Dwight Howard wanted more when he left Orlando. He ultimately got what he sought: big markets, star teammates, and now a championship ring. But it all came at a great cost, perhaps leaving him to wonder how his career would have played out if he had stayed in Orlando. To wish for what he once had.

It’s been more than eight years since Howard was a member of the Orlando Magic. During that time, Howard became a member of seven other teams (if you count the Lakers twice and his brief 24-hour stint with the Brooklyn Nets in 2018).

As the transactions section on Howard’s Basketball Reference page reached novel-length, and he continued to change teams and jerseys and hair colors, his nomadic ways turned his Hall of Fame career into something of an afterthought.

He became a cautionary tale for the NBA superstar who forces his way out of the small market he believes he has outgrown — even Stephen A. Smith recently said Paul George is in danger of becoming “the next Dwight Howard.”

“The next Dwight Howard” should have been a prestigious label that stood for so much more, bestowed upon the league’s next elite rim protector and rebounder. Instead it’s used on the big-fish-small-pond turned small-fish-big-pond championship chaser.

Yes, we now live in a world where Dwight Howard is an NBA champion. That he won it on a court in Central Florida is a poetic but cruel twist.

Should Magic fans care? Probably not.

Do Magic fans care? Probably. One way or the other.

There will be those who are disappointed to see Howard win a championship after his messy divorce crippled the organization to the point where it still hasn’t fully recovered...even as one of the players the team received in the Howard trade, Nikola Vucevic, just averaged 28 points and 11 rebounds per game in the playoffs.

There will be those who are satisfied to see Howard win a championship after he did more for the Magic on the court than any player in franchise history.
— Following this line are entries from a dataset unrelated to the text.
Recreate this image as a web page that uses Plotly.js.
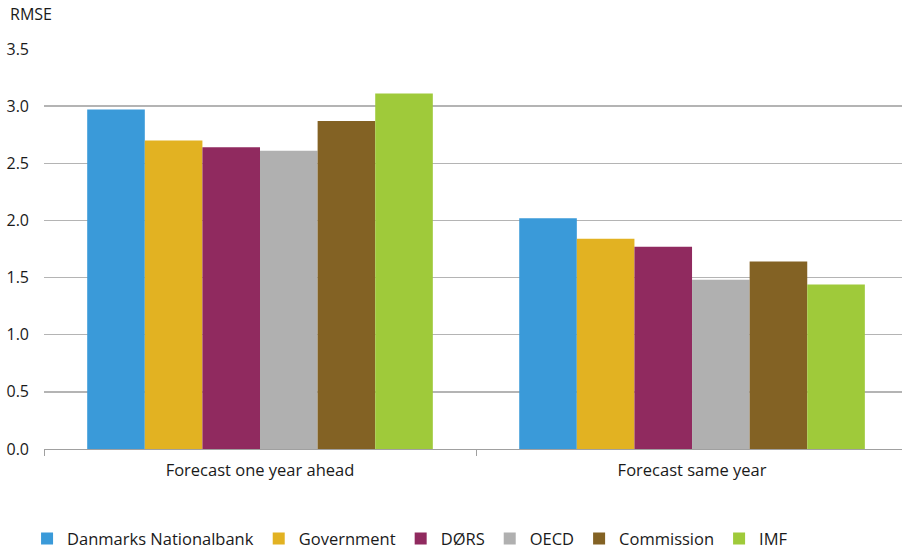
<!DOCTYPE html>
<html><head><meta charset="utf-8">
<script src="https://cdn.plot.ly/plotly-3.0.1.min.js"></script>
<style>html,body{margin:0;padding:0;background:#fff}#c{width:902px;height:551px}</style>
</head><body><div id="c"></div>
<script>
const categories = ["Forecast one year ahead", "Forecast same year"];
const seriesNames = ["Danmarks Nationalbank", "Government", "DØRS", "OECD", "Commission", "IMF"];
const nationalbank = [2.97, 2.02];
const government = [2.70, 1.84];
const doers = [2.64, 1.77];
const oecd = [2.61, 1.48];
const commission = [2.87, 1.64];
const imf = [3.11, 1.44];
const yTicks = [0, 0.5, 1.0, 1.5, 2.0, 2.5, 3.0, 3.5];
const yTickText = ["0.0", "0.5", "1.0", "1.5", "2.0", "2.5", "3.0", "3.5"];
const colors = ["#3a9ad9", "#e2b222", "#902a5f", "#b0b0b0", "#836224", "#9fca3a"];

const values = [nationalbank, government, doers, oecd, commission, imf];
const font = "Open Sans, Noto Sans, sans-serif";
const traces = values.map((v, i) => ({
  type: "bar", name: seriesNames[i], x: categories, y: v,
  marker: {color: colors[i], line: {width: 0}}
}));
const layout = {
  width: 902, height: 551,
  margin: {l: 44, r: 0, t: 49, b: 102, autoexpand: false},
  paper_bgcolor: "#fff", plot_bgcolor: "#fff",
  barmode: "group", bargap: 0.2, bargroupgap: 0,
  font: {family: font, size: 16, color: "#1a1a1a"},
  xaxis: {
    type: "category", range: [-0.5, 1.486], showgrid: false, showline: true,
    linecolor: "#a0a0a0", linewidth: 1,
    tickson: "boundaries", ticks: "outside", ticklen: 6, tickcolor: "#a0a0a0",
    ticklabelstandoff: 6,
    tickfont: {family: font, size: 16.5, color: "#1a1a1a"}, zeroline: false
  },
  yaxis: {
    range: [0, 3.5], tickvals: yTicks, ticktext: yTickText,
    showgrid: true, gridcolor: "#b4b4b4", gridwidth: 1.4, zeroline: false,
    showline: false, ticks: "", ticklabelstandoff: 14,
    tickfont: {family: font, size: 16, color: "#1a1a1a"}
  },
  showlegend: true,
  legend: {orientation: "h", xref: "container", yref: "container", x: 0.03, xanchor: "left",
    y: 0.022, yanchor: "middle",
    font: {family: font, size: 16.5, color: "#1a1a1a"}, itemwidth: 30, tracegroupgap: 0},
  annotations: [{text: "RMSE", xref: "paper", yref: "paper", x: -0.042, y: 1.0, yshift: 35,
    xanchor: "left", yanchor: "middle", showarrow: false, font: {family: font, size: 16, color: "#1a1a1a"}}]
};
Plotly.newPlot("c", traces, layout, {displayModeBar: false, staticPlot: true});
</script></body></html>
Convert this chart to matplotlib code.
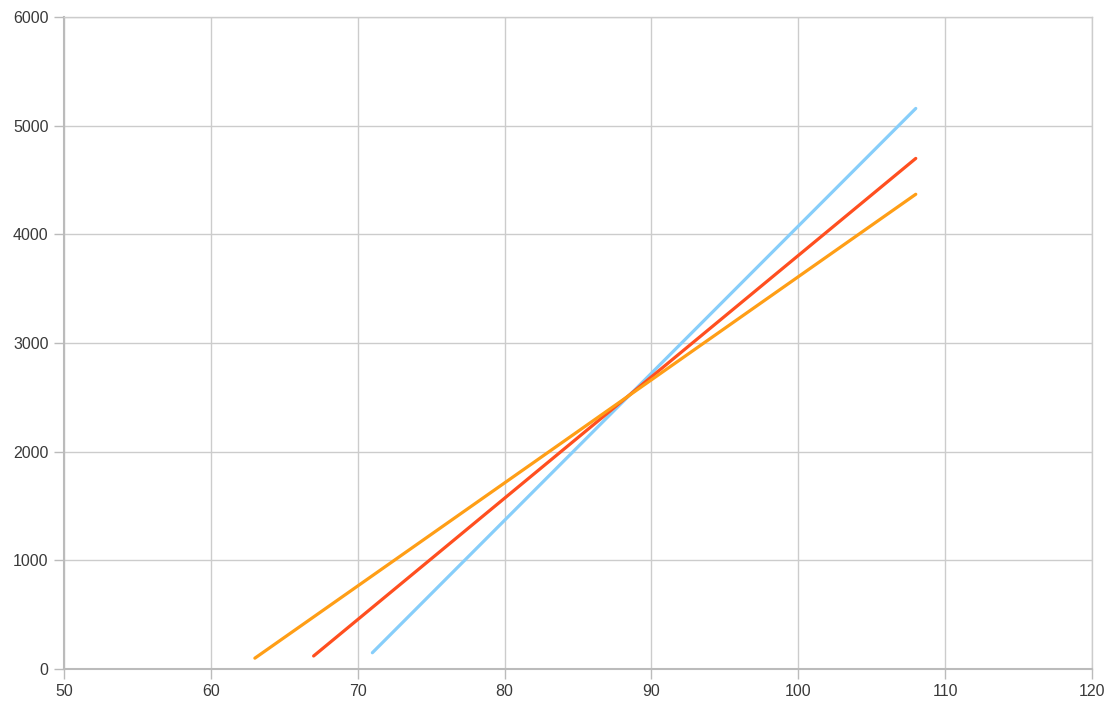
import matplotlib
matplotlib.use("Agg")
import matplotlib.pyplot as plt

# line end points
orange_x = [63, 108]
orange_y = [100, 4370]
red_x = [67, 108]
red_y = [120, 4700]
blue_x = [71, 108]
blue_y = [150, 5160]

x_ticks = [50, 60, 70, 80, 90, 100, 110, 120]
y_ticks = [0, 1000, 2000, 3000, 4000, 5000, 6000]

plt.rcParams['font.family'] = ['Liberation Sans', 'DejaVu Sans']

fig = plt.figure(figsize=(11.16, 7.16), dpi=100)
ax = fig.add_axes([0.0573, 0.0656, 0.9212, 0.9104])

ax.plot(blue_x, blue_y, color='#87CEFA', lw=2.3, solid_capstyle='round')
ax.plot(red_x, red_y, color='#FF4F1F', lw=2.3, solid_capstyle='round')
ax.plot(orange_x, orange_y, color='#FF9E16', lw=2.3, solid_capstyle='round')

ax.set_xlim(50, 120)
ax.set_ylim(0, 6000)
ax.set_xticks(x_ticks)
ax.set_yticks(y_ticks)
ax.grid(True, color='#CCCCCC', lw=1)
ax.set_axisbelow(True)

for side in ['top', 'right']:
    ax.spines[side].set_color('#CCCCCC')
    ax.spines[side].set_linewidth(1)
for side in ['left', 'bottom']:
    ax.spines[side].set_color('#BBBBBB')
    ax.spines[side].set_linewidth(1.5)

ax.tick_params(axis='both', length=7, width=1, color='#BBBBBB',
               labelsize=11.5, labelcolor='#3A3A3A', pad=4)

fig.savefig('out.png', dpi=100)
I fall into this category.

There will be those who couldn’t care less.

Either way, it’s a credit to Howard that 11 years after starting in the NBA Finals, he did so again. When his career was going off the rails, he managed to work his way back, climbed off his perceived superstar pedestal to embrace a lesser role and become an effective player on a championship team.

NBA Finals Game 5: Los Angeles Lakers v Orlando Magic Photo by Garrett Ellwood/NBAE via Getty Images
2020 NBA Finals - Los Angeles Lakers v Miami Heat Photo by Andrew D. Bernstein/NBAE via Getty Images

Howard started the first five games of the Finals, but averaged just 2.8 points and 3.4 rebounds in 14 minutes per game. He was replaced in the starting lineup for the clinching Game 6 in favor of Alex Caruso. Howard didn’t check in until the final minute, and in true 2020 fashion, hit a three for the Lakers’ final basket of the season.

Piggybacking his way to a title was not the way this was supposed to play out when Dwight held open the Magic’s championship window for three years or when he first joined the Lakers in 2012, teaming up with Kobe Bryant and Steve Nash.

Howard was supposed to be to Kobe was Anthony Davis became to LeBron: the star big man who helps keep a legend in championship contention over the final years of his career. Howard was supposed to win championships much sooner than this. Howard was supposed to be the next great center to have his number raised at Staples Center, getting a heroes welcome as he entered the arena years after retiring.

He won’t get that welcome in L.A. He will — eventually — in Orlando.

Because despite the way it ended, and all of years that passed, and all of the different jerseys he wore, Dwight Howard will forever be remembered for his days as a member of the Orlando Magic.

And even with the championship ring he now has, Howard will probably forever wish for what he once had.